**Data excerpt:**
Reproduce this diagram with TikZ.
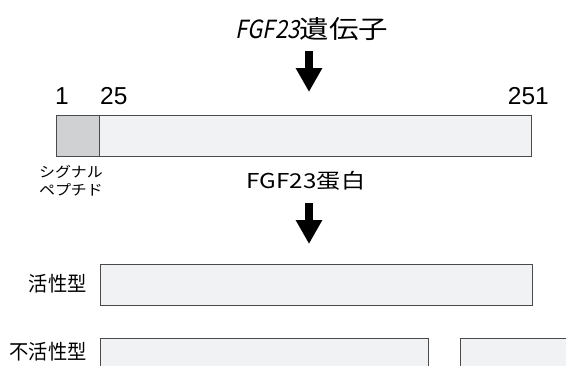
\documentclass[tikz,border=0pt]{standalone}
\usepackage{fontspec}
\setmainfont{Liberation Sans}
\newfontfamily\jp{Noto Sans CJK JP}
\newfontfamily\jpwide{Noto Sans CJK JP}[FakeStretch=1.18]
\newfontfamily\jpsmall{Noto Sans CJK JP}[FakeStretch=1.1]
\newfontfamily\jplab{Noto Sans CJK JP}[FakeStretch=0.94]
\newfontfamily\jpit{Noto Sans CJK JP}[FakeSlant=0.2,FakeStretch=0.88]
\usetikzlibrary{arrows.meta}
\definecolor{barfill}{HTML}{F1F2F4}
\definecolor{sigfill}{HTML}{D0D1D3}
\definecolor{barline}{HTML}{4A4A4A}
\tikzset{
  bar/.style={draw=barline, fill=barfill, line width=1.2pt},
  sigbar/.style={draw=barline, fill=sigfill, line width=1.2pt},
  num/.style={font=\fontsize{24.5}{28}\selectfont, inner sep=0pt, anchor=base},
  jplabel/.style={font=\jplab\fontsize{20.5}{24}\selectfont, inner sep=0pt},
  blockarrow/.style={line width=8pt, -{Triangle[length=24pt,width=25pt]}},
}
\begin{document}
\begin{tikzpicture}[x=1pt,y=-1pt]
\useasboundingbox (0,0) rectangle (566,365);
\fill[white] (0,0) rectangle (566,365);
% title
\node[inner sep=0pt, font=\fontsize{25}{28}\selectfont] (gene) at (312,29)
  {{\jpit FGF23}{\jpwide 遺伝子}};
\coordinate (a1s) at (309,51);
\coordinate (a1e) at (309,92);
\draw[blockarrow] (a1s) -- (a1e);
% numbers
\node[num] (n1) at (62,104) {1};
\node[num, anchor=base west] (n25) at (100,104) {25};
\node[num, anchor=base east] (n251) at (549,104) {251};
% main bar
\begin{scope}
\clip (0,0) rectangle (566,365);
\node[bar, minimum width=475pt, minimum height=41pt, anchor=north west, inner sep=0pt] (main) at (56,115) {};
\node[sigbar, minimum width=43pt, minimum height=41pt, anchor=north west, inner sep=0pt] (sig) at (56,115) {};
\end{scope}
% signal peptide label
\node[font=\jpsmall\fontsize{14.5}{18}\selectfont, inner sep=0pt, align=center] (siglab) at (71,180.5) {シグナル\\ペプチド};
% protein label
\node[inner sep=0pt, font=\jpwide\fontsize{20.5}{24}\selectfont] (prot) at (306,181) {FGF23蛋白};
\coordinate (a2s) at (309,203);
\coordinate (a2e) at (309,244);
\draw[blockarrow] (a2s) -- (a2e);
% active
\node[bar, minimum width=432pt, minimum height=41pt, anchor=north west, inner sep=0pt] (active) at (100,264) {};
\node[jplabel, anchor=east] (actlab) at (87,283.5) {活性型};
% inactive
\begin{scope}
\clip (0,0) rectangle (566,365);
\node[bar, minimum width=328pt, minimum height=50pt, anchor=north west, inner sep=0pt] (inact1) at (100,338) {};
\node[bar, minimum width=130pt, minimum height=50pt, anchor=north west, inner sep=0pt] (inact2) at (460,338) {};
\end{scope}
\node[jplabel, anchor=east] (inactlab) at (87,352) {不活性型};
\end{tikzpicture}
\end{document}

**Problem statement:** Transcribe the listing in full. Omit the pictures and keep every line exact.

**Complete output:**
Reproduce this diagram with TikZ.
\documentclass[tikz,border=0pt]{standalone}
\usepackage{fontspec}
\setmainfont{Liberation Sans}
\newfontfamily\jp{Noto Sans CJK JP}
\newfontfamily\jpwide{Noto Sans CJK JP}[FakeStretch=1.18]
\newfontfamily\jpsmall{Noto Sans CJK JP}[FakeStretch=1.1]
\newfontfamily\jplab{Noto Sans CJK JP}[FakeStretch=0.94]
\newfontfamily\jpit{Noto Sans CJK JP}[FakeSlant=0.2,FakeStretch=0.88]
\usetikzlibrary{arrows.meta}
\definecolor{barfill}{HTML}{F1F2F4}
\definecolor{sigfill}{HTML}{D0D1D3}
\definecolor{barline}{HTML}{4A4A4A}
\tikzset{
  bar/.style={draw=barline, fill=barfill, line width=1.2pt},
  sigbar/.style={draw=barline, fill=sigfill, line width=1.2pt},
  num/.style={font=\fontsize{24.5}{28}\selectfont, inner sep=0pt, anchor=base},
  jplabel/.style={font=\jplab\fontsize{20.5}{24}\selectfont, inner sep=0pt},
  blockarrow/.style={line width=8pt, -{Triangle[length=24pt,width=25pt]}},
}
\begin{document}
\begin{tikzpicture}[x=1pt,y=-1pt]
\useasboundingbox (0,0) rectangle (566,365);
\fill[white] (0,0) rectangle (566,365);
% title
\node[inner sep=0pt, font=\fontsize{25}{28}\selectfont] (gene) at (312,29)
  {{\jpit FGF23}{\jpwide 遺伝子}};
\coordinate (a1s) at (309,51);
\coordinate (a1e) at (309,92);
\draw[blockarrow] (a1s) -- (a1e);
% numbers
\node[num] (n1) at (62,104) {1};
\node[num, anchor=base west] (n25) at (100,104) {25};
\node[num, anchor=base east] (n251) at (549,104) {251};
% main bar
\begin{scope}
\clip (0,0) rectangle (566,365);
\node[bar, minimum width=475pt, minimum height=41pt, anchor=north west, inner sep=0pt] (main) at (56,115) {};
\node[sigbar, minimum width=43pt, minimum height=41pt, anchor=north west, inner sep=0pt] (sig) at (56,115) {};
\end{scope}
% signal peptide label
\node[font=\jpsmall\fontsize{14.5}{18}\selectfont, inner sep=0pt, align=center] (siglab) at (71,180.5) {シグナル\\ペプチド};
% protein label
\node[inner sep=0pt, font=\jpwide\fontsize{20.5}{24}\selectfont] (prot) at (306,181) {FGF23蛋白};
\coordinate (a2s) at (309,203);
\coordinate (a2e) at (309,244);
\draw[blockarrow] (a2s) -- (a2e);
% active
\node[bar, minimum width=432pt, minimum height=41pt, anchor=north west, inner sep=0pt] (active) at (100,264) {};
\node[jplabel, anchor=east] (actlab) at (87,283.5) {活性型};
% inactive
\begin{scope}
\clip (0,0) rectangle (566,365);
\node[bar, minimum width=328pt, minimum height=50pt, anchor=north west, inner sep=0pt] (inact1) at (100,338) {};
\node[bar, minimum width=130pt, minimum height=50pt, anchor=north west, inner sep=0pt] (inact2) at (460,338) {};
\end{scope}
\node[jplabel, anchor=east] (inactlab) at (87,352) {不活性型};
\end{tikzpicture}
\end{document}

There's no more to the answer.